* What you should do
Exactly repeat the material, dropping only the pictures.

★ ★ ★

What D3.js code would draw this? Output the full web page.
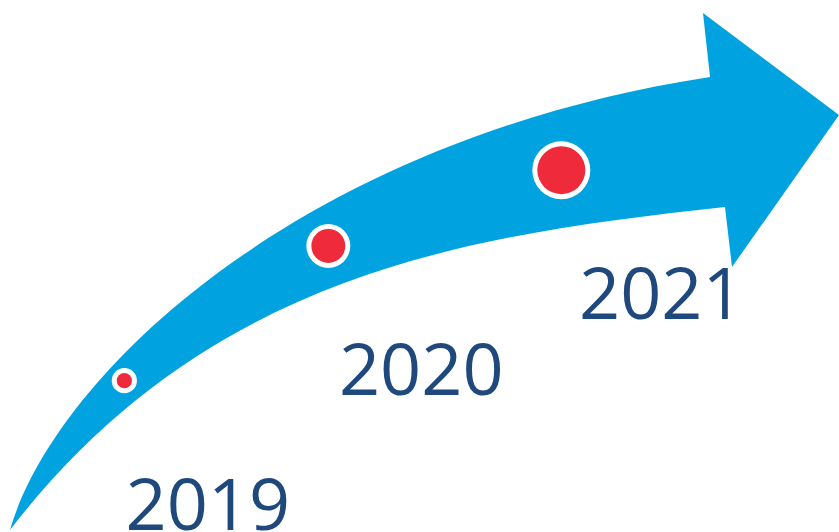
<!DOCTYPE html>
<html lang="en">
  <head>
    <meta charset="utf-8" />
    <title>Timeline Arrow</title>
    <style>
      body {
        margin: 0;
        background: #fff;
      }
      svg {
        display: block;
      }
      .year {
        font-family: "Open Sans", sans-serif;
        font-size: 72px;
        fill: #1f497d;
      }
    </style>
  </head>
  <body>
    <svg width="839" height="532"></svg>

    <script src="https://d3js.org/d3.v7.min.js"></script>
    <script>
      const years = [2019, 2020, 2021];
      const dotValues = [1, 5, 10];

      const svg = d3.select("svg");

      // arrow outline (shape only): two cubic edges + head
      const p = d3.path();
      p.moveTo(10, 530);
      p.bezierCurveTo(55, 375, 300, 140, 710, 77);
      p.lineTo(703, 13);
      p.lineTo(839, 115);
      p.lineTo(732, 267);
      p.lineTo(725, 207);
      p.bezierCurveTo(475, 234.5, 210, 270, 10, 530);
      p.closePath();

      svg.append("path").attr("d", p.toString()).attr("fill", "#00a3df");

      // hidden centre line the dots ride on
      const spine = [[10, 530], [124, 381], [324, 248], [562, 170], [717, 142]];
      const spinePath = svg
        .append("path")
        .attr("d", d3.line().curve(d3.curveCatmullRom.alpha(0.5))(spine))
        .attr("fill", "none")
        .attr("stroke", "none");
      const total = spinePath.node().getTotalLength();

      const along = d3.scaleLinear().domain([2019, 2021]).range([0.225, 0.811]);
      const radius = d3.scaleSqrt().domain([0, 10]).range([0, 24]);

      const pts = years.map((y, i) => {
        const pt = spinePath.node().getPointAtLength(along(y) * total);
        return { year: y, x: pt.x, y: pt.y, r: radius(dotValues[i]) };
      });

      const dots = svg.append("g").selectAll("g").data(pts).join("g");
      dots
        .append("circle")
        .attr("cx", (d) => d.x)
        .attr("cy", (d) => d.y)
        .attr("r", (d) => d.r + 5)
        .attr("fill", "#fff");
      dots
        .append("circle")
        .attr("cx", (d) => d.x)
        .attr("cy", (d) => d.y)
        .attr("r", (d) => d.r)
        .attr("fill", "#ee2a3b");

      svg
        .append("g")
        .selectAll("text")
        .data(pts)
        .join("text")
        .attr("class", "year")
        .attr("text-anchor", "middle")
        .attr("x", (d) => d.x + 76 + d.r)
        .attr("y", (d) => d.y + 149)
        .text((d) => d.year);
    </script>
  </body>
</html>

★ ★ ★

* Output for this task
What D3.js code would draw this? Output the full web page.
<!DOCTYPE html>
<html lang="en">
  <head>
    <meta charset="utf-8" />
    <title>Timeline Arrow</title>
    <style>
      body {
        margin: 0;
        background: #fff;
      }
      svg {
        display: block;
      }
      .year {
        font-family: "Open Sans", sans-serif;
        font-size: 72px;
        fill: #1f497d;
      }
    </style>
  </head>
  <body>
    <svg width="839" height="532"></svg>

    <script src="https://d3js.org/d3.v7.min.js"></script>
    <script>
      const years = [2019, 2020, 2021];
      const dotValues = [1, 5, 10];

      const svg = d3.select("svg");

      // arrow outline (shape only): two cubic edges + head
      const p = d3.path();
      p.moveTo(10, 530);
      p.bezierCurveTo(55, 375, 300, 140, 710, 77);
      p.lineTo(703, 13);
      p.lineTo(839, 115);
      p.lineTo(732, 267);
      p.lineTo(725, 207);
      p.bezierCurveTo(475, 234.5, 210, 270, 10, 530);
      p.closePath();

      svg.append("path").attr("d", p.toString()).attr("fill", "#00a3df");

      // hidden centre line the dots ride on
      const spine = [[10, 530], [124, 381], [324, 248], [562, 170], [717, 142]];
      const spinePath = svg
        .append("path")
        .attr("d", d3.line().curve(d3.curveCatmullRom.alpha(0.5))(spine))
        .attr("fill", "none")
        .attr("stroke", "none");
      const total = spinePath.node().getTotalLength();

      const along = d3.scaleLinear().domain([2019, 2021]).range([0.225, 0.811]);
      const radius = d3.scaleSqrt().domain([0, 10]).range([0, 24]);

      const pts = years.map((y, i) => {
        const pt = spinePath.node().getPointAtLength(along(y) * total);
        return { year: y, x: pt.x, y: pt.y, r: radius(dotValues[i]) };
      });

      const dots = svg.append("g").selectAll("g").data(pts).join("g");
      dots
        .append("circle")
        .attr("cx", (d) => d.x)
        .attr("cy", (d) => d.y)
        .attr("r", (d) => d.r + 5)
        .attr("fill", "#fff");
      dots
        .append("circle")
        .attr("cx", (d) => d.x)
        .attr("cy", (d) => d.y)
        .attr("r", (d) => d.r)
        .attr("fill", "#ee2a3b");

      svg
        .append("g")
        .selectAll("text")
        .data(pts)
        .join("text")
        .attr("class", "year")
        .attr("text-anchor", "middle")
        .attr("x", (d) => d.x + 76 + d.r)
        .attr("y", (d) => d.y + 149)
        .text((d) => d.year);
    </script>
  </body>
</html>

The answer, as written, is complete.